29 June 2009 — The U.S. Environmental Protection Agency is proposing adding a one-hour nitrogen dioxide (NO2) air quality limit of between 80 to 100 parts per billion (ppb). EPA would retain the current annual average NO2 standard of 53 ppb.
The proposed rule would add NO2 monitoring within 50 meters of major roads in cities with at least 350,000 residents and continue monitoring “area-wide” NO2 concentrations in cities with at least 1 million residents.
The proposed standards and additional monitoring requirements would reduce people’s exposure to high, short-term concentrations of NO2, which generally occur near roadways.
EPA said current scientific evidence links short-term NO2 exposures, ranging from 30 minutes to 24 hours, with increased respiratory effects, especially in people with asthma.
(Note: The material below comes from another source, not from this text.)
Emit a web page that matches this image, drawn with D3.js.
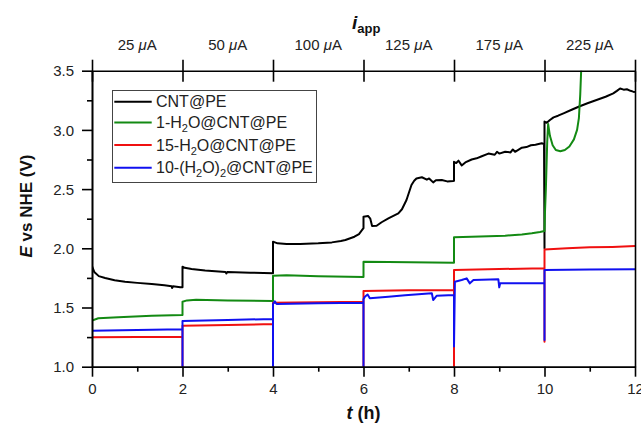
<!DOCTYPE html>
<html>
<head>
<meta charset="utf-8">
<script src="https://cdn.jsdelivr.net/npm/d3@7"></script>
<style>
  html, body { margin: 0; padding: 0; background: #fff; }
  svg { display: block; font-family: "Liberation Sans", Arial, sans-serif; }
</style>
</head>
<body>
<div id="chart"></div>
<script>
// ---------------- data ----------------
const currentLabels = ["25", "50", "100", "125", "175", "225"];   // µA, one per 2 h step
const stepEdges = [0, 2, 4, 6, 8, 10, 12];
const yTicks = [1.0, 1.5, 2.0, 2.5, 3.0, 3.5];
const xTicks = [0, 2, 4, 6, 8, 10, 12];
const seriesNames = ["CNT@PE", "1-H2O@CNT@PE", "15-H2O@CNT@PE", "10-(H2O)2@CNT@PE"];

// [t (h), E (V)]
const cntPE = [
  [0,1.85],[0.05,1.80],[0.15,1.765],[0.29,1.749],[0.5,1.73],[0.73,1.718],[1.0,1.708],[1.32,1.698],[1.6,1.688],
  [1.76,1.68],[1.77,1.665],[1.79,1.68],[1.95,1.672],[2.0,1.671],
  [2.0,1.845],[2.05,1.835],[2.2,1.825],[2.5,1.812],[2.95,1.80],[2.97,1.788],[2.99,1.80],[3.5,1.794],[4.0,1.79],
  [4.0,2.056],[4.1,2.042],[4.3,2.036],[4.6,2.036],[5.0,2.042],[5.3,2.05],[5.5,2.062],[5.6,2.07],[5.8,2.098],
  [5.9,2.12],[5.97,2.155],[6.0,2.17],
  [6.0,2.267],[6.1,2.273],[6.15,2.25],[6.19,2.188],[6.29,2.19],[6.4,2.22],[6.55,2.253],[6.77,2.295],[6.85,2.33],
  [6.95,2.408],[7.06,2.535],[7.12,2.57],[7.17,2.59],[7.29,2.60],[7.4,2.58],[7.45,2.59],[7.54,2.557],[7.6,2.575],
  [7.73,2.577],[7.85,2.565],[7.98,2.568],[8.0,2.57],
  [8.0,2.73],[8.05,2.72],[8.1,2.74],[8.17,2.70],[8.25,2.725],[8.39,2.75],[8.5,2.76],[8.6,2.775],[8.76,2.80],
  [8.9,2.79],[8.95,2.815],[9.0,2.80],[9.13,2.816],[9.25,2.81],[9.3,2.835],[9.35,2.815],[9.5,2.85],[9.6,2.855],
  [9.7,2.87],[9.8,2.875],[9.94,2.887],[9.99,2.88],
  [10.0,2.0],[10.0,3.07],[10.05,3.06],[10.12,3.084],[10.2,3.106],[10.3,3.12],[10.42,3.14],[10.6,3.17],[10.78,3.20],
  [10.95,3.225],[11.15,3.253],[11.35,3.28],[11.52,3.309],[11.6,3.33],[11.67,3.35],[11.75,3.34],[11.82,3.343],
  [11.9,3.33],[11.96,3.323],[12.0,3.32]
];
const h2oCNT = [
  [0,1.0],[0,1.389],[0.14,1.409],[0.58,1.417],[1.32,1.431],[2.0,1.437],
  [2.0,1.549],[2.1,1.56],[2.3,1.565],[3.0,1.56],[4.0,1.555],
  [4.0,1.769],[4.3,1.772],[5.0,1.763],[6.0,1.757],
  [6.0,1.887],[6.55,1.884],[8.0,1.879],
  [8.0,2.093],[8.39,2.098],[9.13,2.107],[9.5,2.116],[9.72,2.127],[9.9,2.138],[10.0,2.146],
  [10.01,2.3],[10.03,2.5],[10.06,2.9],[10.08,3.05],[10.12,2.95],[10.18,2.87],[10.25,2.83],[10.35,2.82],
  [10.45,2.83],[10.55,2.86],[10.65,2.92],[10.72,3.0],[10.76,3.1],[10.79,3.3],[10.82,3.6]
];
const h2o15CNT = [
  [0,1.0],[0,1.248],[1.0,1.25],[2.0,1.253],
  [2.0,1.0],[2.0,1.346],[3.0,1.353],[4.0,1.36],
  [4.0,1.0],[4.0,1.54],[5.0,1.545],[6.0,1.549],
  [6.0,1.0],[6.0,1.64],[7.0,1.645],[8.0,1.648],
  [8.0,1.0],[8.0,1.817],[9.0,1.825],[10.0,1.831],
  [10.0,1.21],[10.0,1.99],[10.5,2.0],[11.0,2.008],[11.5,2.012],[12.0,2.019]
];
const h2o2CNT = [
  [0,1.0],[0,1.304],[1.0,1.31],[2.0,1.316],
  [2.0,1.0],[2.0,1.386],[3.0,1.395],[4.0,1.403],
  [4.0,1.0],[4.0,1.53],[4.04,1.552],[4.08,1.53],[5.0,1.535],[6.0,1.54],
  [6.0,1.0],[6.0,1.57],[6.03,1.591],[6.09,1.61],[6.14,1.578],[6.55,1.591],[6.92,1.603],[7.51,1.62],[7.54,1.563],
  [7.62,1.6],[8.0,1.606],
  [8.0,1.17],[8.02,1.718],[8.17,1.732],[8.28,1.746],[8.35,1.704],[8.43,1.732],[8.98,1.738],[9.0,1.67],[9.02,1.704],
  [9.5,1.704],[10.0,1.704],
  [10.0,1.225],[10.0,1.817],[11.0,1.82],[12.0,1.823]
];

// ---------------- layout ----------------
const W = 641, H = 434;
const X0 = 92, X1 = 635, Y0 = 366.7, Y1 = 70.7;
const colors = ["#000000", "#138a13", "#f01010", "#1010f0"];
const font = '"Liberation Sans", Arial, sans-serif';

const svg = d3.select("#chart").append("svg").attr("width", W).attr("height", H);

const x = d3.scaleLinear().domain([0, 12]).range([X0, X1]);
const y = d3.scaleLinear().domain([1, 3.5]).range([Y0, Y1]);

svg.append("clipPath").attr("id", "clip")
  .append("rect").attr("x", X0).attr("y", Y1).attr("width", X1 - X0).attr("height", Y0 - Y1);

// data lines
const line = d3.line().x(d => x(d[0])).y(d => y(d[1]));
const allSeries = [cntPE, h2oCNT, h2o15CNT, h2o2CNT];
const plot = svg.append("g").attr("clip-path", "url(#clip)");
allSeries.forEach((s, i) => {
  plot.append("path").datum(s).attr("d", line)
    .attr("fill", "none").attr("stroke", colors[i]).attr("stroke-width", 2)
    .attr("stroke-linejoin", "round");
});

// axes
function styleAxis(g) {
  g.select(".domain").attr("stroke", "#000").attr("stroke-width", 1.6);
  g.selectAll(".tick line").attr("stroke", "#000").attr("stroke-width", 1.6);
  g.selectAll(".tick text").attr("fill", "#222").attr("font-size", 15).attr("font-family", font);
}

// left axis
const yMinor = d3.range(1.25, 3.5, 0.5);
svg.append("g").attr("transform", `translate(${X0},0)`)
  .call(d3.axisLeft(y).tickValues(yMinor).tickSize(5).tickFormat("").tickSizeOuter(0))
  .call(styleAxis);
svg.append("g").attr("transform", `translate(${X0},0)`)
  .call(d3.axisLeft(y).tickValues(yTicks).tickSize(10).tickPadding(8).tickFormat(d3.format(".1f")).tickSizeOuter(0))
  .call(styleAxis)
  .selectAll(".tick text").attr("dy", "0.34em");

// bottom axis
const xMinor = d3.range(1, 12, 2);
svg.append("g").attr("transform", `translate(0,${Y0})`)
  .call(d3.axisBottom(x).tickValues(xMinor).tickSize(5).tickFormat("").tickSizeOuter(0))
  .call(styleAxis);
svg.append("g").attr("transform", `translate(0,${Y0})`)
  .call(d3.axisBottom(x).tickValues(xTicks).tickSize(10).tickPadding(7).tickFormat(d3.format("d")).tickSizeOuter(0))
  .call(styleAxis);

// right axis (line only)
svg.append("g").attr("transform", `translate(${X1},0)`)
  .call(d3.axisRight(y).tickValues([]).tickSizeOuter(0))
  .call(styleAxis);

// top axis: current steps, crossing ticks
const topAx = svg.append("g").attr("transform", `translate(0,${Y1})`)
  .call(d3.axisTop(x).tickValues(stepEdges).tickSize(11).tickFormat("").tickSizeOuter(0))
  .call(styleAxis);
topAx.selectAll(".tick line").attr("y1", 11).attr("y2", -11);

const topLabels = svg.append("g");
currentLabels.forEach((lab, i) => {
  const t = topLabels.append("text")
    .attr("x", x((stepEdges[i] + stepEdges[i + 1]) / 2)).attr("y", 50)
    .attr("text-anchor", "middle").attr("font-size", 15).attr("fill", "#222");
  t.append("tspan").text(lab + " ");
  t.append("tspan").attr("font-style", "italic").text("\u03BC");
  t.append("tspan").text("A");
});

// top title i_app
const iapp = svg.append("text").attr("x", 352).attr("y", 29)
  .attr("font-weight", "bold").attr("fill", "#111");
iapp.append("tspan").attr("font-style", "italic").attr("font-size", 19).text("i");
iapp.append("tspan").attr("font-size", 13).attr("dy", 4).text("app");

// x title
const xt = svg.append("text").attr("x", x(6)).attr("y", 419)
  .attr("text-anchor", "middle").attr("font-weight", "bold").attr("font-size", 18).attr("fill", "#111");
xt.append("tspan").attr("font-style", "italic").text("t");
xt.append("tspan").text(" (h)");

// y title
const yt = svg.append("text").attr("transform", "translate(32,206) rotate(-90)")
  .attr("text-anchor", "middle").attr("font-weight", "bold").attr("font-size", 17).attr("fill", "#111");
yt.append("tspan").attr("font-style", "italic").text("E");
yt.append("tspan").text(" vs NHE (V)");

// legend
const lg = svg.append("g");
lg.append("rect").attr("x", 112.5).attr("y", 90.5).attr("width", 204).attr("height", 92)
  .attr("fill", "#fff").attr("stroke", "#444").attr("stroke-width", 1);
const rowY = [101.7, 122.5, 145, 167.7];
function addLabel(t, name) {
  if (name === "CNT@PE") { t.append("tspan").text(name); return; }
  if (name === "1-H2O@CNT@PE" || name === "15-H2O@CNT@PE") {
    const pre = name.split("H2O")[0];
    t.append("tspan").text(pre + "H");
    t.append("tspan").attr("font-size", 11).attr("dy", 4).text("2");
    t.append("tspan").attr("dy", -4).text("O@CNT@PE");
    return;
  }
  t.append("tspan").text("10-(H");
  t.append("tspan").attr("font-size", 11).attr("dy", 4).text("2");
  t.append("tspan").attr("dy", -4).text("O)");
  t.append("tspan").attr("font-size", 11).attr("dy", 4).text("2");
  t.append("tspan").attr("dy", -4).text("@CNT@PE");
}
seriesNames.forEach((name, i) => {
  lg.append("line").attr("x1", 114.3).attr("x2", 151.7).attr("y1", rowY[i]).attr("y2", rowY[i])
    .attr("stroke", colors[i]).attr("stroke-width", 2);
  const t = lg.append("text").attr("x", 156).attr("y", rowY[i] + 5.6)
    .attr("font-size", 16).attr("fill", "#222");
  addLabel(t, name);
});
</script>
</body>
</html>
EPA first set standards for NO2 in 1971, setting both a primary standard to protect health and a secondary standard to protect the public welfare at 53 ppb, averaged annually. Annual average NO2 concentrations have fallen by more than 40 percent since 1980. EPA said all areas in the United States are well below the current (1971) NO2 standards with annual averages ranging from 10 to 20 ppb.
EPA will accept public comments for 60 days after the proposal is published in the Federal Register. The agency will hold two public hearings in August: one in Los Angeles and one in the Washington, D.C. area. EPA said it must issue a final decision on the NO2 standard by Jan. 22, 2010.